God called the light Day brings us to the naming step. Called means “gave it the name, named it, called it by the name of.” Some languages distinguish between day as referring to a twenty-four hour period, and “daytime” referring to the period of daylight. Here “daytime” is more appropriate. God now takes control of darkness by making it serve for the nighttime. In languages in which capital letters and quotation marks are not used to show that “day” and “night” are to be taken as names, it is sometimes possible to say, for example, “God gave the light the name day, and the darkness the name night.” If it is necessary to shift to a direct quotation, you may say, for example, “God said to the light, ‘Your name is day,’ and to the darkness, ‘Your name is night.’ ” In any case capitals and quotation marks do not convey anything to the many people who hear the text rather than reading it for themselves, and so the meaning should be expressed clearly without depending on those devices.

Some languages face a special problem at this point, because they use the same term for “light” and “day,” and the same term for “darkness” and “night.” So a literal rendering of what they would get here is “God gave the light the name light, and the darkness the name darkness.” For some people this is quite self-evident and natural; but for others it is senseless to talk like this, and restructuring will be required to make it acceptable. For example, it may be possible to say “When that light came then for the first time, God gave it its name” or “That light didn’t have any name then, so God called it ‘light.’ ”

And there was evening and there was morning, one day: this renders the Hebrew literally, but it is less than clear because it is a rhetorical refrain. It sounds in part like the Jewish twenty-four-hour day, which was from sunset to sunset (Lev 23:32). However, the Jewish day did not end in the morning. We may therefore understand morning to mean “the following period of daylight.” Light has just been created and separated from the darkness, and the order reflected in the refrain is darkness first and then the coming of the created light. The author’s purpose of praising God for his creative acts is thus expressed by means of this poetic device, not only here but at the end of verses 8, 13, 19, 23, and 31.

Translators have used various ways to render this rhetorical expression. Translations of the formal type, such as rsv, follow the Hebrew literally. tev, on the other hand, adjusts the expression by using two verbs: “Evening passed and morning came—that was the first day.” spcl translates the thought but does not retain in its text the succession of evening and morning: “In this way the first day was completed.” This version gives the literal form in a footnote and says “A Hebrew form expressing the idea of one complete day.”
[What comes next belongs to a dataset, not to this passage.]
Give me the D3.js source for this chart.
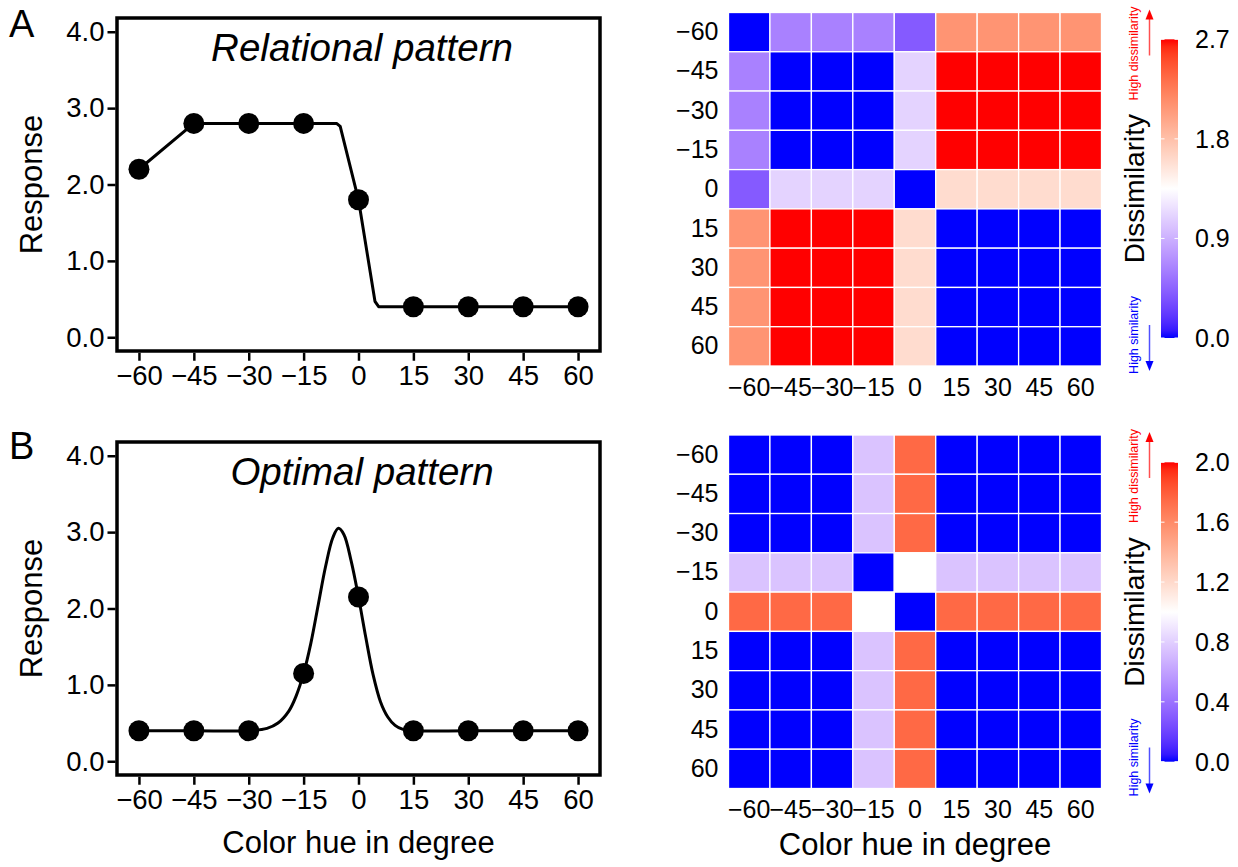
<!DOCTYPE html>
<html>
<head>
<meta charset="utf-8">
<script src="https://cdn.jsdelivr.net/npm/d3@7"></script>
<style>
  body { margin: 0; background: #fff; }
  svg { display: block; }
  text { font-family: "Liberation Sans", Arial, Helvetica, sans-serif; fill: #000; }
</style>
</head>
<body>
<svg id="fig" width="1238" height="867"></svg>
<script>
// ---- data ----
const hues = [-60, -45, -30, -15, 0, 15, 30, 45, 60];
const responseTicks = [0, 1, 2, 3, 4];

// A: relational pattern
const relResponse = [2.2, 2.8, 2.8, 2.8, 1.8, 0.4, 0.4, 0.4, 0.4];
const relCurveHue  = [-60, -45, -30, -15, -6, -5, 0, 4.5, 5.5, 15, 30, 45, 60];
const relCurveResp = [2.2, 2.8, 2.8, 2.8, 2.8, 2.76, 1.8, 0.47, 0.4, 0.4, 0.4, 0.4, 0.4];

// B: optimal pattern
const optResponse = [0.4, 0.4, 0.4, 1.15, 2.15, 0.4, 0.4, 0.4, 0.4];
const optCurveHue  = [-60, -45, -30, -25, -22, -19, -17, -15, -13, -11, -9, -7, -5.5, -4, -2, 0, 2, 4, 6, 8, 10, 12, 15, 30, 45, 60];
const optCurveResp = [0.4, 0.4, 0.4, 0.43, 0.5, 0.66, 0.86, 1.15, 1.55, 2.05, 2.55, 2.93, 3.05, 2.97, 2.62, 2.15, 1.62, 1.13, 0.78, 0.58, 0.47, 0.42, 0.4, 0.4, 0.4, 0.4];

// dissimilarity matrices, rows -60..60 (top to bottom), columns -60..60
const relDissim = [
  [0.00, 0.63, 0.63, 0.63, 0.40, 2.10, 2.10, 2.10, 2.10],
  [0.63, 0.00, 0.00, 0.00, 1.10, 2.70, 2.70, 2.70, 2.70],
  [0.63, 0.00, 0.00, 0.00, 1.10, 2.70, 2.70, 2.70, 2.70],
  [0.63, 0.00, 0.00, 0.00, 1.10, 2.70, 2.70, 2.70, 2.70],
  [0.40, 1.10, 1.10, 1.10, 0.00, 1.60, 1.60, 1.60, 1.60],
  [2.10, 2.70, 2.70, 2.70, 1.60, 0.00, 0.00, 0.00, 0.00],
  [2.10, 2.70, 2.70, 2.70, 1.60, 0.00, 0.00, 0.00, 0.00],
  [2.10, 2.70, 2.70, 2.70, 1.60, 0.00, 0.00, 0.00, 0.00],
  [2.10, 2.70, 2.70, 2.70, 1.60, 0.00, 0.00, 0.00, 0.00]
];
const optDissim = [
  [0.00, 0.00, 0.00, 0.75, 1.75, 0.00, 0.00, 0.00, 0.00],
  [0.00, 0.00, 0.00, 0.75, 1.75, 0.00, 0.00, 0.00, 0.00],
  [0.00, 0.00, 0.00, 0.75, 1.75, 0.00, 0.00, 0.00, 0.00],
  [0.75, 0.75, 0.75, 0.00, 1.00, 0.75, 0.75, 0.75, 0.75],
  [1.75, 1.75, 1.75, 1.00, 0.00, 1.75, 1.75, 1.75, 1.75],
  [0.00, 0.00, 0.00, 0.75, 1.75, 0.00, 0.00, 0.00, 0.00],
  [0.00, 0.00, 0.00, 0.75, 1.75, 0.00, 0.00, 0.00, 0.00],
  [0.00, 0.00, 0.00, 0.75, 1.75, 0.00, 0.00, 0.00, 0.00],
  [0.00, 0.00, 0.00, 0.75, 1.75, 0.00, 0.00, 0.00, 0.00]
];
const relBarLimit = 2.7;
const relBarTicks = [0, 0.9, 1.8, 2.7];
const optBarLimit = 2.0;
const optBarTicks = [0, 0.4, 0.8, 1.2, 1.6, 2.0];

// ---- drawing ----
const svg = d3.select("#fig");
const fmt1 = d3.format(".1f");
const fmtHue = d3.format("d");

function responsePanel(cfg) {
  const g = svg.append("g");
  const x = d3.scaleLinear().domain([-66, 66]).range([117, 600]);
  const y = d3.scaleLinear().domain([-0.18, 4.18]).range([cfg.bottom, cfg.top]);

  // y axis
  const ya = g.append("g")
    .attr("transform", "translate(115.5,0)")
    .call(d3.axisLeft(y).tickValues(responseTicks).tickFormat(fmt1).tickSize(8).tickPadding(3));
  ya.select(".domain").remove();
  ya.selectAll("line").attr("stroke", "#000").attr("stroke-width", 2.5);
  ya.selectAll("text").attr("font-size", 27.5);

  // x axis
  const xa = g.append("g")
    .attr("transform", `translate(0,${cfg.bottom + 1.75})`)
    .call(d3.axisBottom(x).tickValues(hues).tickFormat(fmtHue).tickSize(8).tickPadding(5));
  xa.select(".domain").remove();
  xa.selectAll("line").attr("stroke", "#000").attr("stroke-width", 2.5);
  xa.selectAll("text").attr("font-size", 27.5);

  // frame
  g.append("rect")
    .attr("x", x.range()[0]).attr("y", cfg.top)
    .attr("width", x.range()[1] - x.range()[0]).attr("height", cfg.bottom - cfg.top)
    .attr("fill", "none").attr("stroke", "#000").attr("stroke-width", 3.5);

  // fitted curve
  const curve = cfg.curveHue.map((h, i) => [h, cfg.curveResp[i]]);
  g.append("path")
    .datum(curve)
    .attr("fill", "none").attr("stroke", "#000").attr("stroke-width", 3)
    .attr("stroke-linejoin", "round")
    .attr("d", d3.line().x(d => x(d[0])).y(d => y(d[1])).curve(cfg.curve));

  // measured points
  g.selectAll("circle.pt")
    .data(hues.map((h, i) => [h, cfg.points[i]]))
    .join("circle")
    .attr("class", "pt")
    .attr("cx", d => x(d[0])).attr("cy", d => y(d[1])).attr("r", 10.5)
    .attr("fill", "#000");

  // titles
  g.append("text").attr("x", 362).attr("y", cfg.top + 43)
    .attr("text-anchor", "middle").attr("font-size", 38.5).attr("font-style", "italic")
    .text(cfg.title);
  g.append("text").attr("x", 9).attr("y", cfg.letterY)
    .attr("font-size", 38).text(cfg.letter);
  g.append("text")
    .attr("transform", `translate(42,${(cfg.top + cfg.bottom) / 2}) rotate(-90)`)
    .attr("text-anchor", "middle").attr("font-size", 31).text("Response");
  if (cfg.xTitle) {
    g.append("text").attr("x", 358.5).attr("y", cfg.bottom + 78)
      .attr("text-anchor", "middle").attr("font-size", 31).text(cfg.xTitle);
  }
}

function heatmapPanel(cfg) {
  const g = svg.append("g");
  const xb = d3.scaleBand().domain(hues).range([728.5, 1101.5]);
  const yb = d3.scaleBand().domain(hues).range([cfg.top, cfg.top + 353.5]);
  const color = d3.scaleLinear()
    .domain([0, cfg.limit / 2, cfg.limit])
    .range(["#0000ff", "#ffffff", "#ff0000"])
    .interpolate(d3.interpolateLab)
    .clamp(true);

  const cells = [];
  cfg.matrix.forEach((row, r) => row.forEach((v, c) => cells.push({ r: hues[r], c: hues[c], v })));
  g.selectAll("rect.cell").data(cells).join("rect")
    .attr("class", "cell")
    .attr("x", d => xb(d.c)).attr("y", d => yb(d.r))
    .attr("width", xb.bandwidth()).attr("height", yb.bandwidth())
    .attr("fill", d => color(d.v))
    .attr("stroke", "#fff").attr("stroke-width", 1.3);

  const ya = g.append("g").attr("transform", `translate(${xb.range()[0]},0)`)
    .call(d3.axisLeft(yb).tickFormat(fmtHue).tickSize(0).tickPadding(10));
  ya.select(".domain").remove();
  ya.selectAll("text").attr("font-size", 25);

  const hBottom = yb.range()[1];
  const xa = g.append("g").attr("transform", `translate(0,${hBottom})`)
    .call(d3.axisBottom(xb).tickFormat(fmtHue).tickSize(0).tickPadding(12));
  xa.select(".domain").remove();
  xa.selectAll("text").attr("font-size", 25);

  // colour bar
  const barX = 1161, barW = 17;
  const cb = d3.scaleLinear().domain([0, cfg.limit]).range([cfg.barBottom, cfg.barTop]);
  const gradId = "grad-" + cfg.id;
  const grad = svg.append("defs").append("linearGradient")
    .attr("id", gradId).attr("x1", 0).attr("y1", 1).attr("x2", 0).attr("y2", 0);
  d3.range(0, 41).forEach(i => {
    const t = i / 40;
    grad.append("stop").attr("offset", t).attr("stop-color", color(t * cfg.limit));
  });
  g.append("rect").attr("x", barX).attr("y", cb(cfg.limit))
    .attr("width", barW).attr("height", cb(0) - cb(cfg.limit))
    .attr("fill", `url(#${gradId})`);
  cfg.barTicks.forEach(v => {
    g.append("line").attr("x1", barX).attr("x2", barX + 3.5).attr("y1", cb(v)).attr("y2", cb(v))
      .attr("stroke", "#fff").attr("stroke-width", 1);
    g.append("line").attr("x1", barX + barW - 3.5).attr("x2", barX + barW).attr("y1", cb(v)).attr("y2", cb(v))
      .attr("stroke", "#fff").attr("stroke-width", 1);
    g.append("text").attr("x", 1195).attr("y", cb(v)).attr("dy", "0.36em")
      .attr("font-size", 25).text(fmt1(v));
  });
  g.append("text")
    .attr("transform", `translate(1144,${(cfg.barTop + cfg.barBottom) / 2}) rotate(-90)`)
    .attr("text-anchor", "middle").attr("font-size", 28).text("Dissimilarity");

  // direction hints
  const top = cfg.top;
  g.append("text")
    .attr("transform", `translate(1138,${top + 41}) rotate(-90)`)
    .attr("text-anchor", "middle").attr("font-size", 12.5).style("fill", "#ff0000")
    .text("High dissimilarity");
  g.append("line").attr("x1", 1149.5).attr("x2", 1149.5).attr("y1", top + 43).attr("y2", top + 2)
    .attr("stroke", "#ff5050").attr("stroke-width", 1.5);
  g.append("path")
    .attr("d", `M1149.5,${top - 3}L1145.5,${top + 7}L1153.5,${top + 7}Z`)
    .attr("fill", "#ff0000");

  g.append("text")
    .attr("transform", `translate(1138,${hBottom - 31}) rotate(-90)`)
    .attr("text-anchor", "middle").attr("font-size", 12.5).style("fill", "#0000ff")
    .text("High similarity");
  g.append("line").attr("x1", 1149.5).attr("x2", 1149.5).attr("y1", hBottom - 41).attr("y2", hBottom - 2)
    .attr("stroke", "#5050ff").attr("stroke-width", 1.5);
  g.append("path")
    .attr("d", `M1149.5,${hBottom + 5}L1145.5,${hBottom - 5}L1153.5,${hBottom - 5}Z`)
    .attr("fill", "#0000ff");

  if (cfg.xTitle) {
    g.append("text").attr("x", 915).attr("y", hBottom + 66)
      .attr("text-anchor", "middle").attr("font-size", 31).text(cfg.xTitle);
  }
}

responsePanel({
  top: 18, bottom: 351, letter: "A", letterY: 37, title: "Relational pattern",
  points: relResponse, curveHue: relCurveHue, curveResp: relCurveResp, curve: d3.curveLinear
});
responsePanel({
  top: 442, bottom: 775, letter: "B", letterY: 459, title: "Optimal pattern",
  points: optResponse, curveHue: optCurveHue, curveResp: optCurveResp, curve: d3.curveCatmullRom,
  xTitle: "Color hue in degree"
});
heatmapPanel({
  id: "rel", top: 12.5, matrix: relDissim, limit: relBarLimit, barTicks: relBarTicks,
  barTop: 39.3, barBottom: 338
});
heatmapPanel({
  id: "opt", top: 435, matrix: optDissim, limit: optBarLimit, barTicks: optBarTicks,
  barTop: 462.3, barBottom: 761.7, xTitle: "Color hue in degree"
});
</script>
</body>
</html>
If the translator wishes to retain the succession of evening followed by morning as marking a day, it may be possible to say, for example, “The first day was completed when the night passed and morning came” or “The night was followed by the daylight, and that was the first day.” On the other hand translators in some languages may prefer to adapt the model of spcl and, immediately after “and darkness he called Night,” say “That was the first day of creation” or “And so the first day ended.” One translation that follows this approach says “And that day finished. It was the first day of the world.” If a footnote is considered desirable, spcl gives a satisfactory model: “This is the Hebrew way of expressing the idea of a complete day.”

One day translates the Hebrew literally. Some interpret day to refer to an indefinite period of time, but there is nothing in the context that requires the Hebrew term for day to be taken as other than an ordinary day. All the other days of creation are described by numbers that indicate their place in order or sequence: second, third, fourth, and so on. The author’s purpose is clearly to explain that the seventh day Sabbath has its origin in creation.

In some languages “the first day” will be placed before “and there was evening.…” The first of a series of time periods is often expressed in the same way as the first of a series of objects; for example, “the day in front,” “the head day,” “the day that goes first.”[1]

[1] Reyburn, W. D., & Fry, E. M. (1998). A handbook on Genesis (pp. 34–36). New York: United Bible Societies.